The signal of interest — the change in coupling amplitude as a key descends through a few millimeters of travel — is measured in millivolts. The interference is measured in volts. The bandpass filter knows exactly where to look (each key’s divider frequency is unique and known), but the filter has finite rejection, and the harmonics of adjacent keys’ square waves can land inside the passband of the target. Sim 2 in the SPICE analysis showed that per-key pickup electrodes — one wire per contact rail, not a shared pickup across multiple rails — are what make the frequency separation tractable. Physical isolation compensates for electrical selectivity.

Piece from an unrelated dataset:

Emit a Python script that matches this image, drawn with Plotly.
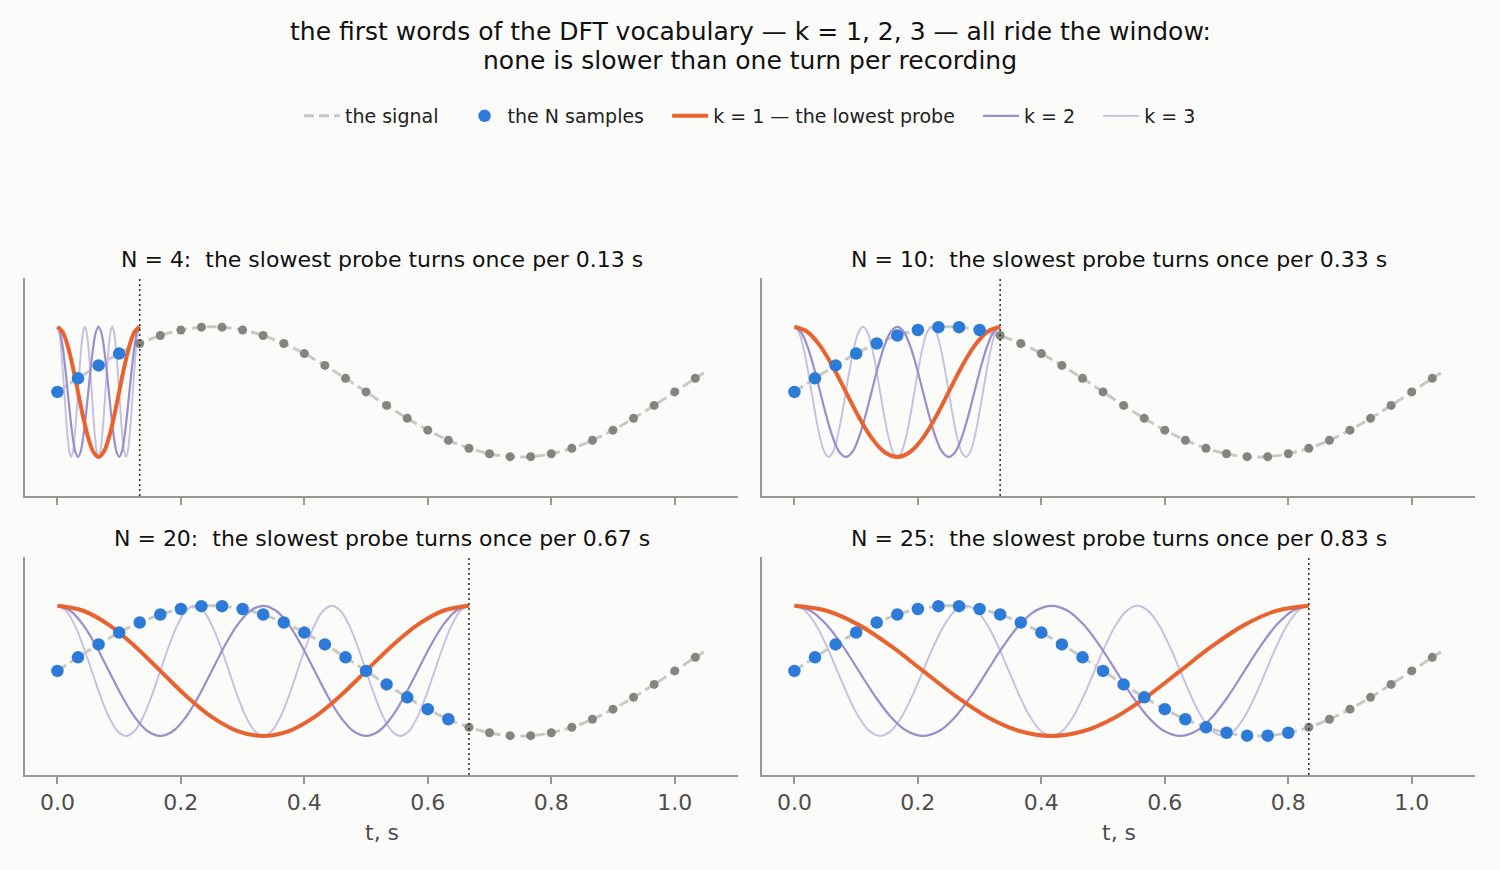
import plotly.graph_objects as go
from plotly.subplots import make_subplots

# the signal, read at 30 samples per second (one slow turn per second)
sample_t = [0.0, 0.0333, 0.0667, 0.1, 0.1333, 0.1667, 0.2, 0.2333, 0.2667, 0.3,
            0.3333, 0.3667, 0.4, 0.4333, 0.4667, 0.5, 0.5333, 0.5667, 0.6, 0.6333,
            0.6667, 0.7, 0.7333, 0.7667, 0.8, 0.8333, 0.8667, 0.9, 0.9333, 0.9667,
            1.0, 1.0333]
sample_y = [0.0, 0.208, 0.407, 0.588, 0.743, 0.866, 0.951, 0.995, 0.995, 0.951,
            0.866, 0.743, 0.588, 0.407, 0.208, 0.0, -0.208, -0.407, -0.588, -0.743,
            -0.866, -0.951, -0.995, -0.995, -0.951, -0.866, -0.743, -0.588, -0.407, -0.208,
            0.0, 0.208]
signal_end_t = 1.05
signal_end_y = 0.309

n_list = [4, 10, 20, 25]
window_s = [0.1333, 0.3333, 0.6667, 0.8333]
window_label = ["0.13", "0.33", "0.67", "0.83"]

# one turn of a probe, read every 1/16 of a turn
probe_turn = [1.0, 0.924, 0.707, 0.383, 0.0, -0.383, -0.707, -0.924,
              -1.0, -0.924, -0.707, -0.383, 0.0, 0.383, 0.707, 0.924]
probe_k = [1, 2, 3]
probe_names = ["k = 1 \u2014 the lowest probe", "k = 2", "k = 3"]

tick_vals = [0.0, 0.2, 0.4, 0.6, 0.8, 1.0]
tick_text = ["0.0", "0.2", "0.4", "0.6", "0.8", "1.0"]

BG = "#fbfbf9"
SIGNAL = "#c9c9c4"
GRAY_DOT = "#85857f"
BLUE = "#2d7bd8"
PROBE_COL = {1: "#e8632f", 2: "#9a8fcb", 3: "#c6bfe2"}
PROBE_W = {1: 4, 2: 2.2, 3: 1.9}
SPINE = "#999993"
FONT = "DejaVu Sans"
GAP = "\u00a0" * 3  # extra room after each legend label

W, H = 1500, 870


def px(x):
    return x / W


def py(y):
    return 1 - y / H


fig = make_subplots(rows=2, cols=2)

x_dom = [[px(25), px(738)], [px(762), px(1475)]]
y_dom = [[py(496), py(278)], [py(775), py(557)]]
title_y = [py(259), py(538)]

for i, n in enumerate(n_list):
    row, col = i // 2 + 1, i % 2 + 1
    first = i == 0
    T = window_s[i]

    fig.add_trace(go.Scatter(
        x=sample_t + [signal_end_t], y=sample_y + [signal_end_y], mode="lines",
        line=dict(color=SIGNAL, width=3, dash="10px,5px", shape="spline"),
        name="the signal" + GAP, showlegend=first, legendrank=1), row=row, col=col)

    for k in probe_k[::-1]:
        steps = 16 * k
        tx = [T * j / steps for j in range(steps + 1)]
        ty = [probe_turn[j % 16] for j in range(steps + 1)]
        label = probe_names[k - 1] + (GAP if k < 3 else "")
        fig.add_trace(go.Scatter(
            x=tx, y=ty, mode="lines",
            line=dict(color=PROBE_COL[k], width=PROBE_W[k], shape="spline"),
            name=label, showlegend=first, legendrank=2 + k),
            row=row, col=col)

    fig.add_trace(go.Scatter(
        x=sample_t[n:], y=sample_y[n:], mode="markers",
        marker=dict(color=GRAY_DOT, size=9), showlegend=False, hoverinfo="skip"),
        row=row, col=col)
    fig.add_trace(go.Scatter(
        x=sample_t[:n], y=sample_y[:n], mode="markers",
        marker=dict(color=BLUE, size=12.5), name="the N samples" + GAP,
        showlegend=first, legendrank=2), row=row, col=col)

    fig.add_shape(type="line", x0=T, x1=T, y0=0, y1=1, xref=f"x{i + 1 if i else ''}",
                  yref=f"y{i + 1 if i else ''} domain",
                  line=dict(color="#333333", width=1.6, dash="2px,3px"))

    fig.update_xaxes(domain=x_dom[col - 1], range=[-0.0525, 1.1025],
                     tickvals=tick_vals, ticktext=tick_text, ticks="outside",
                     ticklen=7, tickwidth=1.5, tickcolor=SPINE,
                     showticklabels=(row == 2), showline=True, linecolor=SPINE,
                     linewidth=1.5, showgrid=False, zeroline=False,
                     tickfont=dict(family=FONT, size=22, color="#4d4d4d"),
                     row=row, col=col)
    fig.update_yaxes(domain=y_dom[row - 1], range=[-1.6, 1.75], showline=True,
                     linecolor=SPINE, linewidth=1.5, showticklabels=False,
                     ticks="", showgrid=False, zeroline=False, row=row, col=col)

    fig.add_annotation(
        text=f"N = {n}:  the slowest probe turns once per {window_label[i]} s",
        x=sum(x_dom[col - 1]) / 2, y=title_y[row - 1],
        xref="paper", yref="paper", showarrow=False, xanchor="center", yanchor="middle",
        font=dict(family=FONT, size=22, color="#111111"))

for col in (1, 2):
    fig.add_annotation(text="t, s", x=sum(x_dom[col - 1]) / 2, y=py(832),
                       xref="paper", yref="paper", showarrow=False,
                       xanchor="center", yanchor="middle",
                       font=dict(family=FONT, size=22, color="#4d4d4d"))

fig.add_annotation(
    text="the first words of the DFT vocabulary \u2014 k = 1, 2, 3 \u2014 all ride the window:",
    x=px(750), y=py(31), xref="paper", yref="paper", showarrow=False,
    xanchor="center", yanchor="middle",
    font=dict(family=FONT, size=25, color="#111111"))
fig.add_annotation(
    text="none is slower than one turn per recording",
    x=px(750), y=py(61), xref="paper", yref="paper", showarrow=False,
    xanchor="center", yanchor="middle",
    font=dict(family=FONT, size=25, color="#111111"))

fig.update_layout(
    width=W, height=H, margin=dict(l=0, r=0, t=0, b=0),
    paper_bgcolor=BG, plot_bgcolor=BG,
    font=dict(family=FONT, size=19, color="#111111"),
    legend=dict(orientation="h", x=px(750), xanchor="center", y=py(116),
                yanchor="middle", font=dict(family=FONT, size=19, color="#222222"),
                bgcolor="rgba(0,0,0,0)", traceorder="normal", itemwidth=36),
)

# drop the page's default body margin so the figure fills the window
fig.write_html("out.html", config={"displayModeBar": False}, post_script=(
    "document.body.style.margin='0';"
    f"document.body.style.background='{BG}';"))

The simulations model the coupling physics and the filter chain, but the simulations are models, not measurements. Whether the signal-to-interference ratio is actually workable is an open question until there is an oscilloscope probe on a real contact rail with a real key moving above it. The bench probing plan includes exactly that experiment: a single insulated pickup wire soldered near one contact rail, AC-coupled into a scope, watching for an amplitude ramp as the key descends. If the ramp is there, the approach lives. If it is not, the entire AC coupling path is dead and we focus on the traditional capacitive overlay.
The hybrid architecture
Section titled “The hybrid architecture”Here is the insight that resolves the apparent tension between the two sensing approaches: it was never an either/or. The shift registers and the capacitive sensing occupy different layers with different roles.
The 74HC165 chain is Layer 1 — the ground truth. It provides definitive, binary, microsecond-latency note-on/note-off for all 151 keys. This layer works today with well-understood parts and straightforward firmware. If nothing else in the project succeeds, this layer alone produces a fully functional MIDI controller with three transport options (USB, BLE, DIN-5) and correct note data on every keypress.
The CapSense/AC coupling system is Layer 2 — purely additive. It provides velocity, continuous key position, aftertouch, and proximity detection. These are the expressive dimensions that would give the 555 capabilities no organ of its era ever had — velocity sensitivity derived from key trajectory, aftertouch from post-contact pressure, anticipatory triggering from pre-contact proximity. The implementation roadmap places this layer in Phase 3, after the shift register scanning and the MIDI-In reverse path are proven.
If Layer 2 works, the instrument gains expression. If it does not — if the EMI is too dense, if the coupling changes are too small, if the calibration per key is too fragile — Layer 1 still works. The organ still sends every note, every pedal press, every Orbit III mini-key through three MIDI transports with microsecond scan resolution. Nothing is lost.
The arbiter
Section titled “The arbiter”The shift register wins every disagreement. If the CapSense data says a key is at 60% travel but the shift register says the contact is open, the shift register is right. The contact either bridged the rail or it did not, and the shift register’s reading of that binary state is authoritative. Layer 2 provides context — how fast the key arrived, how hard the player is pressing, whether the finger was approaching before contact — but it does not override Layer 1’s record of what actually happened.
That constraint is what makes the whole layered approach safe to attempt. The ground truth layer carries zero risk. The expression layer carries all the experimental uncertainty. And the boundary between them is a simple rule: when they disagree, the ground truth wins.